There will be twenty 1 point problems/questions, and you'll need to choose 15 of them to answer. I'm not going to count your best fifteen of twenty scores on these, since most will be of the multiple choice and true/false variety and I don't want guessing to play too large of a role in determining grades. So you'll have to X out 5 of them, and I'll just grade the fifteeen you choose to submit answers for (and so 60% of the weight of the final (15% of the weight of your overall course average) will come from these twenty problems/questions).

Rather than try to cover the entire course somewhat uniformly, I'll instead concentrate heavily on a few topics, and then also have some of the problems/questions dealing with the rest of the material. (I think students learn more when they study for an exam if they focus on a subset of the material, as opposed to trying to review all of the material covered by a course. The downside of this scheme is that I won't cover a lot of important topics, because I'm concentrating heavily on a few, but I think my practice of narrowing the scope of coverage and giving hints actually gets students to study more, and get more out of their studying.)

Four questions will deal with jackknifing, with an emphasis on pseudo-values (and procedures involving pseudo-values). (I suggest that you study pages C1 through C9 of the class notes. For information about pseudo-values, see pages C7, E33, E34, F3, and G4.)

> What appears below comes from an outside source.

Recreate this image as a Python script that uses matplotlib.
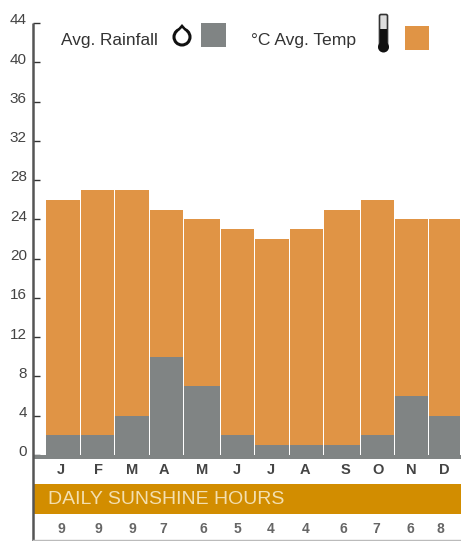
import matplotlib
matplotlib.use('Agg')
import matplotlib.pyplot as plt
from matplotlib.patches import Rectangle, Circle, FancyBboxPatch, Polygon
from matplotlib.transforms import ScaledTranslation

plt.rcParams['font.family'] = ['Liberation Sans', 'DejaVu Sans']

months = ['J', 'F', 'M', 'A', 'M', 'J', 'J', 'A', 'S', 'O', 'N', 'D']
temp = [26, 27, 27, 25, 24, 23, 22, 23, 25, 26, 24, 24]
rain = [2, 2, 4, 10, 7, 2, 1, 1, 1, 2, 6, 4]
sunshine = ['9', '9', '9', '7', '6', '5', '4', '4', '6', '7', '6', '8']
yticks = list(range(0, 45, 4))

# bars are not evenly spaced in the original, edges read off the picture
edges = [46, 80.5, 114.5, 149.5, 183.5, 220.5, 254.5, 289.5, 323.5, 361, 395, 429, 461]
label_x = [61, 98, 132, 164, 202, 237, 271, 305, 345, 378, 411, 444]
sun_x = [61, 98, 132, 163, 203, 237, 271, 306, 343, 376, 410, 440]

GREY = '#808484'
ORANGE = '#E09445'
BAND = '#D28D00'
W, H = 461, 541

fig = plt.figure(figsize=(W / 100, H / 100), dpi=100)

ax = fig.add_axes([33 / W, (H - 455) / H, (W - 33) / W, (455 - 23) / H])
ax.set_xlim(33, W)
ax.set_ylim(0, 44)
lefts = edges[:-1]
widths = [b - a - 1 for a, b in zip(edges[:-1], edges[1:])]
ax.bar(lefts, temp, width=widths, align='edge', color=ORANGE, linewidth=0)
ax.bar(lefts, rain, width=widths, align='edge', color=GREY, linewidth=0)
for s in ['top', 'right', 'bottom', 'left']:
    ax.spines[s].set_visible(False)
ax.set_xticks([])
ax.set_yticks(yticks)
ax.tick_params(axis='y', direction='in', length=5, width=1, color='#333333',
               labelsize=11, labelcolor='#444444', pad=4.5)
# labels sit a little above their ticks
for lab in ax.get_yticklabels():
    lab.set_transform(lab.get_transform() + ScaledTranslation(0, 3 / 72, fig.dpi_scale_trans))
ax.patch.set_alpha(0)

# everything outside the plot area, in pixel coordinates
ov = fig.add_axes([0, 0, 1, 1], zorder=3)
ov.set_xlim(0, W)
ov.set_ylim(H, 0)
ov.axis('off')
ov.patch.set_alpha(0)

ov.add_patch(Rectangle((34, 455), W - 34, 4, color=GREY, lw=0))
ov.plot([33, 33], [23, 541], color='#555555', lw=1.8, solid_capstyle='butt')
ov.plot([33, W], [539.5, 539.5], color='#BBBBBB', lw=1)
ov.add_patch(Rectangle((34, 484), W - 34, 30, color=BAND, lw=0))
ov.text(48, 500, 'DAILY SUNSHINE HOURS', color='#F3DFB0', fontsize=14,
        ha='left', va='center')

for x, m in zip(label_x, months):
    ov.text(x, 470, m, fontsize=10.5, fontweight='bold', color='#444444',
            ha='center', va='center')
for x, s in zip(sun_x, sunshine):
    ov.text(x, 529, s, fontsize=10, fontweight='bold', color='#666666',
            ha='center', va='center')

# legend
ov.text(61, 41, 'Avg. Rainfall', fontsize=12.4, color='#333333', ha='left', va='center')
ov.add_patch(Rectangle((201, 23), 25, 24, color=GREY, lw=0))
ov.text(251, 40, '°C Avg. Temp', fontsize=12.6, color='#333333', ha='left', va='center')
ov.add_patch(Rectangle((405, 26), 24, 24, color=ORANGE, lw=0))

# rain drop
ov.add_patch(Polygon([[175, 32], [189, 32], [182, 24]], closed=True, fc='#111111', lw=0))
ov.add_patch(Circle((182, 37), 8, fc='white', ec='#111111', lw=2.2))
ov.add_patch(Polygon([[178, 32], [186, 32], [182, 28]], closed=True, fc='white', lw=0))

# thermometer
ov.add_patch(FancyBboxPatch((381, 16), 5, 32, boxstyle='round,pad=1.5', fc='#DDDDDD', ec='#333333', lw=1.2))
ov.add_patch(Rectangle((380, 29), 7, 20, color='#111111', lw=0))
ov.add_patch(Circle((383.5, 47), 5.5, color='#111111', lw=0))

fig.savefig('out.png', dpi=100)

Five questions will deal with histogram density estimators. (I won't have anything on the somewhat messy cross-validation method for selecting an optimal bin width.) In particular, some of the material on pages H5 through H9 of the class notes will be covered on the exam.

Four questions will be based on the article I wrote titled A Comparison of Regression Methods, and the presntation I gave about the article. The questions won't focus on the details of how the study was performed, or how the various regression methods work. Rather, the focus will be on the results of the study, and conclusions that can be drawn from them.

One question will deal with prediction error. Studying pages J1 through J4 of the class notes is recommended, but you don't have to worry about any questions based on the rest of Section J.

Six problems/questions will deal with things such as expected value of an estimator, bias of an estimator, variance of an estimator, standard error of an estimator, mean squared error of an estimator, sampling distributions and approximate sampling distributions of statistics, and the concept of one distribution being stochastically larger than another distribution. Quiz #8, Quiz #9, Quiz #13, and Quiz #14 would be good to review (but some of the final exam problems aren't as complicated as some of the problems from the quizzes). (Note: You can also glance over Quiz #5, Quiz #7, and Quiz #11, but since the exam questions that are related to these quizzes are rather loosely related, I don't think you should spend too much time studying these three quizzes.)

Note: Some questions/problems can be viewed as falling into more than one of the areas indicated above. For example, one could say that there are six questions about histogram density estimators instead of 5, because I counted the 6th such question as being more in the last area indicated above.

As a final comment about what to prepare for, I'll state that some of the questions/problems, from at least two of the areas indicated above, pertain to the one factor random effects model, first introduced in the class notes on page D2. While I'm not going to have any problems based on Section D of the notes, you can glance over page D2, and then make note of some of the distribution theory facts given on page E30, and note that various estimators for the variances are given on page E32. (The exam won't have anything on it about the more complicated estimators on page E32, but may make use of a couple of the simpler estimators, like the unbiased estimators, and the Hodges-Lehman estimator.) You'll notice an absence of emphasis on bootstrapping, cross-validation, and the material from the first part of Section E. It's not that these topics aren't important, but rather that I just wanted to have you focus on a relatively small subset of the material that was covered this summer.

Reminder

The official exam period is 7:30-10:15 PM on Tuesday, July 23.